Intellectual property assets are another critical part of due diligence. Understanding who owns certain IP rights, as well as how IP is protected, will help you assess the legal risks associated with a business’s IP assets.

  • What is the company’s intellectual property, and who owns this IP?

    • Does the company own any patents, copyrights, trademarks, or trade secrets?

  • How does the company protect its IP?

  • How much revenue does each IP asset generate?

  • What potential legal liabilities does each IP asset pose to the business?

7. Physical assets

In order to gain a comprehensive understanding of a business, it's essential to examine its physical assets, including any real estate holdings, inventory, and equipment. By gathering information about these aspects, a clearer picture of the company's operations can be obtained.

  • What are the company’s real estate assets?

    • Does the company have real estate deeds, leases, or mortgages?

  • What inventory and equipment does the company have on hand?

8. Legal issues

Legal due diligence provides information about the company's policies and procedures. This includes an examination of the company's history of legal and regulatory compliance, as well as any related legal risks or liabilities.
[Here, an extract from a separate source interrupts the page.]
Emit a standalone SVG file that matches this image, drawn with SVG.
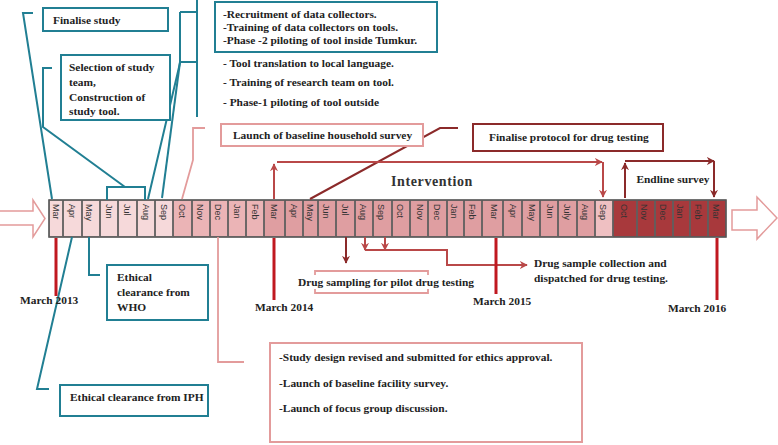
<svg xmlns="http://www.w3.org/2000/svg" width="778" height="445" viewBox="0 0 778 445">
<defs>
<style>
.bx{font-family:"Liberation Serif",serif;font-weight:bold;font-size:11.4px;fill:#222}
.mon{font-family:"Liberation Sans",sans-serif;font-size:9px;fill:#333}
.teal{fill:none;stroke:#217f93;stroke-width:2}
.tealbox{fill:#fff;stroke:#217f93;stroke-width:2}
.pink{fill:none;stroke:#e39b9b;stroke-width:1.8}
.pinkbox{fill:#fff;stroke:#e39b9b;stroke-width:2}
.dred{fill:none;stroke:#8b2a2a;stroke-width:2}
.dredbox{fill:#fff;stroke:#8b2a2a;stroke-width:2}
.mred{fill:none;stroke:#b94848;stroke-width:2}
.crim{fill:none;stroke:#c01820;stroke-width:3}
.cell{stroke:#5a5a5a;stroke-width:0.8}
.a{fill:#f6d9da}.b{fill:#ebb4b6}.c{fill:#df9ea1}.s{fill:#efc0c2}.d{fill:#a8393c}
</style>
<marker id="ad" viewBox="0 0 10 10" refX="9" refY="5" markerWidth="4" markerHeight="4" orient="auto" markerUnits="strokeWidth"><path d="M0,0 L10,5 L0,10 L3,5 z" fill="#8b2a2a"/></marker>
<marker id="am" viewBox="0 0 10 10" refX="9" refY="5" markerWidth="4" markerHeight="4" orient="auto" markerUnits="strokeWidth"><path d="M0,0 L10,5 L0,10 L3,5 z" fill="#b94848"/></marker>
</defs>

<g id="timeline">
<path d="M0,211 H33 V200 L45,218.5 L33,237 V225 H0" fill="#fff" stroke="#e39b9b" stroke-width="1.5"/>
<path d="M732,210 H757 V197 L777,218 L757,239 V230 H732 Z" fill="#fff" stroke="#e39b9b" stroke-width="1.5"/>
<rect x="49" y="200" width="677" height="37" fill="#888" stroke="#444" stroke-width="1.5"/>
<rect class="cell a" x="49.5" y="200.5" width="13" height="36"/>
<rect class="cell a" x="63.5" y="200.5" width="18" height="36"/>
<rect class="cell a" x="82.5" y="200.5" width="17" height="36"/>
<rect class="cell a" x="100.5" y="200.5" width="17" height="36"/>
<rect class="cell a" x="118.5" y="200.5" width="18" height="36"/>
<rect class="cell a" x="137.5" y="200.5" width="17" height="36"/>
<rect class="cell a" x="155.5" y="200.5" width="17" height="36"/>
<rect class="cell b" x="173.5" y="200.5" width="18" height="36"/>
<rect class="cell b" x="192.5" y="200.5" width="17" height="36"/>
<rect class="cell b" x="210.5" y="200.5" width="17" height="36"/>
<rect class="cell b" x="228.5" y="200.5" width="17" height="36"/>
<rect class="cell b" x="246.5" y="200.5" width="17" height="36"/>
<rect class="cell c" x="264.5" y="200.5" width="20" height="36"/>
<rect class="cell c" x="285.5" y="200.5" width="17" height="36"/>
<rect class="cell c" x="303.5" y="200.5" width="14" height="36"/>
<rect class="cell c" x="318.5" y="200.5" width="17" height="36"/>
<rect class="cell c" x="336.5" y="200.5" width="18" height="36"/>
<rect class="cell c" x="355.5" y="200.5" width="17" height="36"/>
<rect class="cell c" x="373.5" y="200.5" width="18" height="36"/>
<rect class="cell c" x="392.5" y="200.5" width="17" height="36"/>
<rect class="cell c" x="410.5" y="200.5" width="17" height="36"/>
<rect class="cell c" x="428.5" y="200.5" width="18" height="36"/>
<rect class="cell c" x="447.5" y="200.5" width="16" height="36"/>
<rect class="cell c" x="464.5" y="200.5" width="17" height="36"/>
<rect class="cell c" x="482.5" y="200.5" width="20" height="36"/>
<rect class="cell c" x="503.5" y="200.5" width="18" height="36"/>
<rect class="cell c" x="522.5" y="200.5" width="17" height="36"/>
<rect class="cell c" x="540.5" y="200.5" width="17" height="36"/>
<rect class="cell c" x="558.5" y="200.5" width="18" height="36"/>
<rect class="cell c" x="577.5" y="200.5" width="17" height="36"/>
<rect class="cell s" x="595.5" y="200.5" width="17" height="36"/>
<rect class="cell d" x="613.5" y="200.5" width="23" height="36"/>
<rect class="cell d" x="637.5" y="200.5" width="17" height="36"/>
<rect class="cell d" x="655.5" y="200.5" width="17" height="36"/>
<rect class="cell d" x="673.5" y="200.5" width="16" height="36"/>
<rect class="cell d" x="690.5" y="200.5" width="17" height="36"/>
<rect class="cell d" x="708.5" y="200.5" width="17" height="36"/>
<g class="mon">
<text transform="translate(56,204) rotate(90)" dy="0.35em">Mar</text>
<text transform="translate(72,204) rotate(90)" dy="0.35em">Apr</text>
<text transform="translate(89,204) rotate(90)" dy="0.35em">May</text>
<text transform="translate(109,204) rotate(90)" dy="0.35em">Jun</text>
<text transform="translate(127,204) rotate(90)" dy="0.35em">Jul</text>
<text transform="translate(146,204) rotate(90)" dy="0.35em">Aug</text>
<text transform="translate(164,204) rotate(90)" dy="0.35em">Sep</text>
<text transform="translate(182,204) rotate(90)" dy="0.35em">Oct</text>
<text transform="translate(200,204) rotate(90)" dy="0.35em">Nov</text>
<text transform="translate(218,204) rotate(90)" dy="0.35em">Dec</text>
<text transform="translate(237,204) rotate(90)" dy="0.35em">Jan</text>
<text transform="translate(255,204) rotate(90)" dy="0.35em">Feb</text>
<text transform="translate(274,204) rotate(90)" dy="0.35em">Mar</text>
<text transform="translate(294,204) rotate(90)" dy="0.35em">Apr</text>
<text transform="translate(310,204) rotate(90)" dy="0.35em">May</text>
<text transform="translate(326,204) rotate(90)" dy="0.35em">Jun</text>
<text transform="translate(345,204) rotate(90)" dy="0.35em">Jul</text>
<text transform="translate(363,204) rotate(90)" dy="0.35em">Aug</text>
<text transform="translate(381,204) rotate(90)" dy="0.35em">Sep</text>
<text transform="translate(400,204) rotate(90)" dy="0.35em">Oct</text>
<text transform="translate(420,204) rotate(90)" dy="0.35em">Nov</text>
<text transform="translate(437,204) rotate(90)" dy="0.35em">Dec</text>
<text transform="translate(454,204) rotate(90)" dy="0.35em">Jan</text>
<text transform="translate(472,204) rotate(90)" dy="0.35em">Feb</text>
<text transform="translate(494,204) rotate(90)" dy="0.35em">Mar</text>
<text transform="translate(513,204) rotate(90)" dy="0.35em">Apr</text>
<text transform="translate(532,204) rotate(90)" dy="0.35em">May</text>
<text transform="translate(550,204) rotate(90)" dy="0.35em">Jun</text>
<text transform="translate(567,204) rotate(90)" dy="0.35em">July</text>
<text transform="translate(585,204) rotate(90)" dy="0.35em">Aug</text>
<text transform="translate(603,204) rotate(90)" dy="0.35em">Sep</text>
<text transform="translate(624,204) rotate(90)" dy="0.35em">Oct</text>
<text transform="translate(644,204) rotate(90)" dy="0.35em">Nov</text>
<text transform="translate(663,204) rotate(90)" dy="0.35em">Dec</text>
<text transform="translate(680,204) rotate(90)" dy="0.35em">Jan</text>
<text transform="translate(698,204) rotate(90)" dy="0.35em">Feb</text>
<text transform="translate(716,204) rotate(90)" dy="0.35em">Mar</text>
</g>
</g>

<g id="connectors">
<polyline class="teal" points="33,13 23,13 52,199"/>
<polyline class="teal" points="52,68 43,68 43,127 125,187"/>
<polyline class="teal" points="107,200 107,187 145,187 145,200"/>
<polyline class="teal" points="180,12 197,12"/>
<polyline class="teal" points="180,62 197,62"/>
<line class="teal" x1="197" y1="0" x2="197" y2="117"/>
<polyline class="teal" points="180,12 180,63 148,199"/>
<polyline class="teal" points="180,62 162,198"/>
<polyline class="teal" points="89,237 89,275 100,275"/>
<polyline class="teal" points="72,237 37,389 49,389"/>
<polyline class="pink" points="205,128 193,128 193,160 182,199"/>
<polyline class="pink" points="218,237 218,362 244,362"/>
<polyline class="pink" points="315,275 315,271 428,271 428,275"/>
<polyline class="pink" points="315,289 315,293 428,293 428,289"/>
<polyline class="dred" points="458,128 440,128 310,199"/>
<line class="dred" x1="346" y1="237" x2="346" y2="263" marker-end="url(#ad)"/>
<line class="dred" x1="625" y1="198" x2="625" y2="163" marker-end="url(#ad)"/>
<line class="dred" x1="625" y1="161" x2="714" y2="161" marker-end="url(#ad)"/>
<line class="dred" x1="714" y1="161" x2="714" y2="197" marker-end="url(#ad)"/>
<line class="mred" x1="274" y1="199" x2="274" y2="164" marker-end="url(#am)"/>
<line class="mred" x1="277" y1="162" x2="602" y2="162" marker-end="url(#am)"/>
<line class="mred" x1="603" y1="162" x2="603" y2="197" marker-end="url(#am)"/>
<line class="mred" x1="365" y1="237" x2="365" y2="250" marker-end="url(#am)"/>
<line class="mred" x1="385" y1="237" x2="385" y2="250" marker-end="url(#am)"/>
<polyline class="mred" points="365,250 447,250 447,265 527,265" marker-end="url(#am)"/>
<line class="crim" x1="56" y1="238" x2="56" y2="296"/>
<line class="crim" x1="274" y1="238" x2="274" y2="300"/>
<line class="crim" x1="496" y1="238" x2="496" y2="294"/>
<line class="crim" x1="717" y1="238" x2="717" y2="300"/>
</g>

<g id="finalise-study">
<rect class="tealbox" x="43" y="8" width="125" height="23"/>
<text class="bx" x="53" y="24">Finalise study</text>
</g>
<g id="selection">
<rect class="tealbox" x="61" y="55" width="109" height="65"/>
<text class="bx" x="69" y="71">Selection of study</text>
<text class="bx" x="69" y="86">team,</text>
<text class="bx" x="69" y="101">Construction  of</text>
<text class="bx" x="69" y="115">study tool.</text>
</g>
<g id="recruitment">
<rect class="tealbox" x="215" y="2" width="222" height="50"/>
<text class="bx" x="223" y="18">-Recruitment of data collectors.</text>
<text class="bx" x="223" y="31">-Training of data collectors on tools.</text>
<text class="bx" x="223" y="44">-Phase -2 piloting of tool inside Tumkur.</text>
</g>
<g id="tool-translation">
<text class="bx" x="223" y="67">- Tool translation to local language.</text>
<text class="bx" x="223" y="86">- Training of research team on tool.</text>
<text class="bx" x="223" y="106">- Phase-1 piloting of tool outside</text>
</g>
<g id="launch-household">
<rect class="pinkbox" x="221" y="124" width="202" height="22"/>
<text class="bx" x="233" y="139">Launch of baseline household survey</text>
</g>
<g id="finalise-protocol">
<rect class="dredbox" x="473" y="124" width="190" height="27"/>
<text class="bx" x="489" y="141">Finalise protocol for drug testing</text>
</g>
<g id="intervention">
<text x="432" y="186" text-anchor="middle" font-family="Liberation Serif, serif" font-weight="bold" font-size="14" letter-spacing="0.6" fill="#333">Intervention</text>
</g>
<g id="endline">
<text class="bx" x="673" y="183" text-anchor="middle" font-size="11.5">Endline survey</text>
</g>
<g id="drug-sampling">
<text class="bx" x="386" y="286" text-anchor="middle">Drug sampling for pilot  drug testing</text>
</g>
<g id="drug-collection">
<text class="bx" x="534" y="267">Drug sample collection  and</text>
<text class="bx" x="534" y="282">dispatched for drug testing.</text>
</g>
<g id="march-labels">
<text class="bx" x="20" y="304">March 2013</text>
<text class="bx" x="255" y="311">March 2014</text>
<text class="bx" x="473" y="305">March 2015</text>
<text class="bx" x="668" y="312">March 2016</text>
</g>
<g id="who">
<rect class="tealbox" x="107" y="265" width="101" height="55"/>
<text class="bx" x="117" y="281">Ethical</text>
<text class="bx" x="117" y="296">clearance from</text>
<text class="bx" x="117" y="311">WHO</text>
</g>
<g id="iph">
<rect class="tealbox" x="60" y="385" width="148" height="31"/>
<text class="bx" x="70" y="401">Ethical clearance from IPH</text>
</g>
<g id="study-design">
<rect class="pinkbox" x="270" y="343" width="312" height="99"/>
<text class="bx" x="279" y="361">-Study design revised and submitted for ethics approval.</text>
<text class="bx" x="279" y="387">-Launch of baseline facility survey.</text>
<text class="bx" x="279" y="412">-Launch of focus group discussion.</text>
</g>
</svg>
  • What are the laws and regulations that apply to the business and its industry?
    • Is the company subject to any environmental regulations?
  • Does the company need any permits or licenses in order to run a business?
  • What is the company’s past, current, and future litigation history?
    • Does the company have any injunctions or settlements as a result of this litigation?
  • What are the company’s insurance policies?
    • This may include professional liability insurance, workers’ compensation insurance, vehicle insurance, commercial property insurance, key person life insurance, and intellectual property & patent insurance.
  • Are there potential antitrust concerns that would arise as a result of the merger?

When you're preparing to sell your business, going into due diligence with a clear idea of what you're up against will greatly increase your odds of success. Making sure you have the answers to all of the questions in this due diligence checklist is a good place to start.

During the due diligence process, it is crucial to ensure the security and confidentiality of sensitive information. One way to achieve this is by utilizing a secure virtual data room  (aka virtual deal room). They offer a secure and controlled environment where buyers, sellers, and advisors can securely review, analyze, and exchange confidential documents.